Not the complete story, mind you. It's still amorphous: why things happen when. Bad behavior, even illegal behavior, is OK until it isn‘t. Reminds me a bit of Taiwan when I lived there in the ’80s. They called it, I believe,公的秘密: gongde mimi; public secrets. For example, I was there on a student visa but I worked at a bushiban, or cram school, teaching ESL, because everybody did, and because the authorities wanted its citizens to learn English. So everyone always looked the other way. Until they didn‘t. Until the authorities knuckled down on the foreigners with their student visas in order to find the bushibans that weren’t paying their taxes.
I think that's how it went anyway.
Who knows what the real thinking is at the top levels of the Chinese government right now? Ten years ago, Xi Jinping wanted Chinese movies to be more like Hollywood movies, and just when he seems to be getting his wish—even though Chinese movies never do well abroad like American movies—he's cracking down on the stars. He's doing what right-wing nutjobs would like to do to Hollywood.
Some of the information that's leaked out seems designed to titilate readers as much as scare other movie stars:
According to the South China Morning Post, she had been held under a form of detention known as “residential surveillance,” at a holiday resort in a suburb of Jiangsu. The system was instituted in 2012, under President Xi Jinping, making it legal for the Chinese secret police to detain anyone charged with endangering state security or committing corruption and hold them at an undisclosed location for up to six months without access to lawyers or family members. Sources close to Fan told me that she had been picked up by plainclothes police. While under detention, she was forbidden to make public statements or use her phone. She wasn't given a pen or paper to write with, nor allowed any privacy, even when taking showers.
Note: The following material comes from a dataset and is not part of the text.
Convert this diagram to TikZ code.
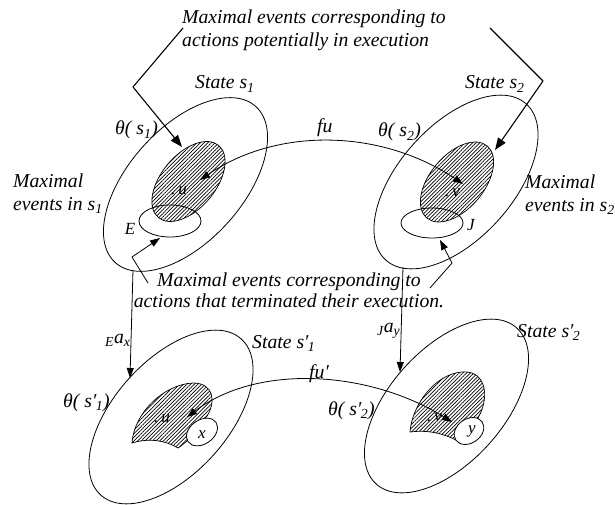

And it's not just movie stars:
Under Xi's crackdown, tens of thousands of people have disappeared into the maw of the police state. An eminent TV news anchor was taken away hours before going on air. A retired professor with views critical of the government was dragged away during a live interview on Voice of America. A billionaire was abducted from his private quarters in the Four Seasons in Hong Kong. Other high-profile disappearances include Interpol president Meng Hongwei in September, photojournalist Lu Guang in November, two Canadians who went missing in December, as well as the writer Yang Hengjun, who went missing in January. “The message being sent out is that nobody is too tall, too big, too famous, too pretty, too whatever,” said Steve Tsang, who runs the China Institute at the School of Oriental and African Studies at the University of London.
Key line:
Not since the Cultural Revolution have artists in China been as wary of the state, and as aware of the necessity of appeasing it.